Re: How to Know how much old my file is
by Discipulus (Abbot) on Sep 15, 2015 at 07:01 UTC
    Hello,
    is better to use Perl functions when they are! in this case stat is your tool. Modification time is the 9th element of the array returened by that function. Pay some attention to returned time value because they are expressed in seconds from epoch.
    Additionally you must be aware of some modification needed, for example, to years (add 1900). see the docs for the localtime function.

    Be aware of do not using the module(update 16 Sep) to understand the differences between the builtin function and the module: infact the module override the stat function and export a object oriented interface: see Problem with file::stat and Re: File date.

    HtH
    L*
    There are no rules, there are no thumbs..
    Reinvent the wheel, then learn The Wheel; may be one day you reinvent one of THE WHEELS.

      is better to use Perl functions when they are! ...Be aware of do not using the module: see Problem with file::stat and Re: File date.

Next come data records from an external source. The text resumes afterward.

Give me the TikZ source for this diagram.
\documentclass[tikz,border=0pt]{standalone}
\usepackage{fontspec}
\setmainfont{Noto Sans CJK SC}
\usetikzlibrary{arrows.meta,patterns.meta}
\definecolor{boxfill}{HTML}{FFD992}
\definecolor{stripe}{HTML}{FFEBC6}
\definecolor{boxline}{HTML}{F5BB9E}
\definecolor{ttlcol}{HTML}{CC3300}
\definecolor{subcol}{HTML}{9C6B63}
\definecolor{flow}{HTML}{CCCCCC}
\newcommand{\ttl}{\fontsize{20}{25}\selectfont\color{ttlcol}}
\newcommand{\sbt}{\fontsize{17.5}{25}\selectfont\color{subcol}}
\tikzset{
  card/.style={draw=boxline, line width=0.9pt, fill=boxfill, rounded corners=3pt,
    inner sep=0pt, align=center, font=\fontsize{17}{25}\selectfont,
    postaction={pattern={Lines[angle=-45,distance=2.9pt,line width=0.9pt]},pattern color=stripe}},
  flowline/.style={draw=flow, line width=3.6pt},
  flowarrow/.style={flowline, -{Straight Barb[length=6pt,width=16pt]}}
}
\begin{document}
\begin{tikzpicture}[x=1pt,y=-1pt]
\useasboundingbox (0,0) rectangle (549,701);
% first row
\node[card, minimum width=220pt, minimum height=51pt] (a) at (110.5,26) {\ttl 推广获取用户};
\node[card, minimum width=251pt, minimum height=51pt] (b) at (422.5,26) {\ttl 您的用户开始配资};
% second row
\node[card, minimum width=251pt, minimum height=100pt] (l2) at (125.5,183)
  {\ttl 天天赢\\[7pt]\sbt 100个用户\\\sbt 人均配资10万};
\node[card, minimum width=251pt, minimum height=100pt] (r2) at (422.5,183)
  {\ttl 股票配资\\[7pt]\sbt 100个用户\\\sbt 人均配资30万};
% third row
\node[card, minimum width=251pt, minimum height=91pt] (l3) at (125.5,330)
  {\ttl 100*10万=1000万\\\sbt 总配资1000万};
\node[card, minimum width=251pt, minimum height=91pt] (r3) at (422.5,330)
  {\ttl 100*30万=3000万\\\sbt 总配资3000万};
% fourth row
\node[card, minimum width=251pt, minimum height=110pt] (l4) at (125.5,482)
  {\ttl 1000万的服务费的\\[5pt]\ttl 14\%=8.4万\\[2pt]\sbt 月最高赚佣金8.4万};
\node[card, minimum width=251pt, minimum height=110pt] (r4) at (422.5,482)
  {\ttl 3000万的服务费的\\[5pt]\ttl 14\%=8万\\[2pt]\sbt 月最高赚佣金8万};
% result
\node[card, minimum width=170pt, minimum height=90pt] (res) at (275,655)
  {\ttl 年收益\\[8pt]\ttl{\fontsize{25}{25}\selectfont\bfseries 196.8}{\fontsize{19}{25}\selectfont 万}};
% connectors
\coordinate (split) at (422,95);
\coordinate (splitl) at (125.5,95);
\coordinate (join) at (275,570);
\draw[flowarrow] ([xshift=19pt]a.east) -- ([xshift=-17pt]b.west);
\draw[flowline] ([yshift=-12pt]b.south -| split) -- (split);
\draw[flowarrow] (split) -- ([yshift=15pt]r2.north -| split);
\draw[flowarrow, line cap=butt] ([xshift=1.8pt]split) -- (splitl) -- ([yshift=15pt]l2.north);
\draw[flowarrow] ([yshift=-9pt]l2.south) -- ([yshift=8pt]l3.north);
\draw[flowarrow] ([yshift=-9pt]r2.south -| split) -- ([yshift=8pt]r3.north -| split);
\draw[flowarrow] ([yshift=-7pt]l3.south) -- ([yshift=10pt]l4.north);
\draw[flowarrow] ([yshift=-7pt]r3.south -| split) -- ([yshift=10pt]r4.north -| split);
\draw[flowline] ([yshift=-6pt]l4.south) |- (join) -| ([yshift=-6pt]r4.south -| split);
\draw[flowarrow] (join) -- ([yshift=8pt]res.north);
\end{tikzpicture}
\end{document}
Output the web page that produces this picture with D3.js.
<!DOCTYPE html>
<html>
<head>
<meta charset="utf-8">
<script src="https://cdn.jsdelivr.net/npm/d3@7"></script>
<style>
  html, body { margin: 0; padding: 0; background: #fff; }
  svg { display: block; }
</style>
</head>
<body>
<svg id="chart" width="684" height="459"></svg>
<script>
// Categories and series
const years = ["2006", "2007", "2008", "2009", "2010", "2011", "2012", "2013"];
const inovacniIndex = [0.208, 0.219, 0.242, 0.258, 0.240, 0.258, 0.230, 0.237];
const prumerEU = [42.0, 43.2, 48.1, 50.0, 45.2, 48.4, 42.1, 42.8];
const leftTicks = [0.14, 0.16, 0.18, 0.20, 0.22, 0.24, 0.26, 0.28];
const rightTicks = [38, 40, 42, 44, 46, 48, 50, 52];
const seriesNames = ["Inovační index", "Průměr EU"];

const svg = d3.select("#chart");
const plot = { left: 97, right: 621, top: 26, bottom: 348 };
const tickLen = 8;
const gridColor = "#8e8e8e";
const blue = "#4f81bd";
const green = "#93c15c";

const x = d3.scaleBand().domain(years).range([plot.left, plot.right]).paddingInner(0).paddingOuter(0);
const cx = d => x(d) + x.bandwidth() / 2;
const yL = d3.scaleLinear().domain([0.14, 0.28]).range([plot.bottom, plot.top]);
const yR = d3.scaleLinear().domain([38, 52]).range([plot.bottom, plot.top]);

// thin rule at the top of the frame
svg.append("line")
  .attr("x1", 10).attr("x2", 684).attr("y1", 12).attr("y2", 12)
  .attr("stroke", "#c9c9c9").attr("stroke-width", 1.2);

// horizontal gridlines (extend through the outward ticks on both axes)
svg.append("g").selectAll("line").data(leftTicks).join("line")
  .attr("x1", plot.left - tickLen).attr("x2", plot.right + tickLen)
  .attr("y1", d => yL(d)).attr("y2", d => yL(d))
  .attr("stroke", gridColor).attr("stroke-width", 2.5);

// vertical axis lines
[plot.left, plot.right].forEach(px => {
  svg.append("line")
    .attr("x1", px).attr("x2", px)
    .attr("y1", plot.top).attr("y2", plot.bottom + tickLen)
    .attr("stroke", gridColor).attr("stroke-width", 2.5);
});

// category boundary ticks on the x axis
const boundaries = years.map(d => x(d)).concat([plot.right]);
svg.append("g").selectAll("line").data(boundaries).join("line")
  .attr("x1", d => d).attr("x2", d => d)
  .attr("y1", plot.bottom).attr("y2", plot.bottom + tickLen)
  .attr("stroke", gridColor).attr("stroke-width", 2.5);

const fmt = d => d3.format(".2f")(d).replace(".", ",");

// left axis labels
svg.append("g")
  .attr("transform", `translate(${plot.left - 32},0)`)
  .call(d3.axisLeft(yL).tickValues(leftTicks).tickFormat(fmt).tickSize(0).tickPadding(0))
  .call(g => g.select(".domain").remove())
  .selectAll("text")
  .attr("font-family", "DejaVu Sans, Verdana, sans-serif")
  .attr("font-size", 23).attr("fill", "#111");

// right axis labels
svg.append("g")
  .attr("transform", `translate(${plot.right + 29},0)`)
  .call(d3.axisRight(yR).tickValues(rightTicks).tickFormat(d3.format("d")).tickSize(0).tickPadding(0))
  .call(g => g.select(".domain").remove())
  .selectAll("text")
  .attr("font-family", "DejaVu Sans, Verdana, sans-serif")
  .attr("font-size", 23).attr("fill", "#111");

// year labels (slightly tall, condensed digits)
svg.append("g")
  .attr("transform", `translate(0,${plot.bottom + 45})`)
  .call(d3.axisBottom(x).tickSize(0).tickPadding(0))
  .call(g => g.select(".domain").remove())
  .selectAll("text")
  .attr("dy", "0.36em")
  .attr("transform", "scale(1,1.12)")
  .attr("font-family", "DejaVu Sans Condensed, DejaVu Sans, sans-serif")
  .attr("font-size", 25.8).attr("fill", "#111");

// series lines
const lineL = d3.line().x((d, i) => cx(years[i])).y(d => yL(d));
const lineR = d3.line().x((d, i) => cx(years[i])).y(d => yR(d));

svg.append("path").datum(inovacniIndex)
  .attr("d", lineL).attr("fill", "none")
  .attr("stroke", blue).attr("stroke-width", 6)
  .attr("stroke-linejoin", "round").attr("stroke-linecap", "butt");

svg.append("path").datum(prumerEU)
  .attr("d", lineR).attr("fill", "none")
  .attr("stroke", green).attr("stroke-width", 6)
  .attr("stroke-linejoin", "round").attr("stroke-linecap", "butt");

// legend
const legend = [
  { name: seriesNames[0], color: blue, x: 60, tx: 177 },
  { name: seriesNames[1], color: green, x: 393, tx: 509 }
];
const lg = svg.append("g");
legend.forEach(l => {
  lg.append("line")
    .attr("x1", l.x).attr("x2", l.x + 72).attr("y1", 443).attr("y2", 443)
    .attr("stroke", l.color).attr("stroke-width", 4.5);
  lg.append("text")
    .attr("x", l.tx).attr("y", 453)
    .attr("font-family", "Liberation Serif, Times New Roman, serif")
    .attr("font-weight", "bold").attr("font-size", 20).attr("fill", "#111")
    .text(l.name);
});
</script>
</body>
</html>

      stat is like readdir, its low level, not very memorable, and easy to forget to do your own error checking

      Path::Tiny makes life very conveniently memorable and brings in File::stat

      $ perl -le " print scalar gmtime( ( stat shift )[9] ) " Thu Jan 1 00:00:00 1970 $ perl -le " print scalar gmtime( ( stat shift )[9] ) " . Tue Sep 15 07:20:27 2015 $ perl -le " print scalar gmtime( ( stat shift )[9] ) " .. Fri May 29 06:13:23 2009 $ perl -le "use Path::Tiny; print scalar gmtime( path( shift )->stat-> +mtime ) " Path::Tiny paths require defined, positive-length parts at -e line 1. $ perl -le "use Path::Tiny; print scalar gmtime( path( shift )->stat-> +mtime ) " . Tue Sep 15 07:20:27 2015 $ perl -le "use Path::Tiny; print scalar gmtime( path( shift )->stat-> +mtime ) " .. Fri May 29 06:13:23 2009
        yes you are somehow right. I just not explored yet the possibility of using Path::Tiny even if i have eard very well about it. Anyway i do not dislike the use of low levels: they are the foundamentals, usefull to know and understand, imho.
        perl -e "print scalar localtime((stat $ARGV[0])[9])" . Mon Jul 27 09:30:25 2015

        L*
        There are no rules, there are no thumbs..
        Reinvent the wheel, then learn The Wheel; may be one day you reinvent one of THE WHEELS.
Re: How to Know how much old my file is
by Laurent_R (Canon) on Sep 15, 2015 at 07:34 UTC
    Just a quick one-liner:
    $ perl -we ' print join " ", grep { -M > 7} glob ("*.pl"); > ' 1095341.pl a.pl add2.pl add_2.pl amazon.pl analyse_fable.pl ... while.pl X_oper.pl
Re: How to Know how much old my file is
by Anonymous Monk on Sep 15, 2015 at 07:24 UTC
    #!/usr/bin/perl -- use strict; use warnings; use Path::Tiny qw/ path /; for my $file ( path('.')->children ){ my $days = -M $file; if( $days > 7 ){ print qq{rm "$file" :: $days\n}; } } __END__
Re: How to Know how much old my file is
by pme (Prior) on Sep 15, 2015 at 07:01 UTC
Re: How to Know how much old my file is
by Anonymous Monk on Sep 15, 2015 at 12:29 UTC
    On a Unix/Linux box the logrotate utility can easily do such things, without programming on your part.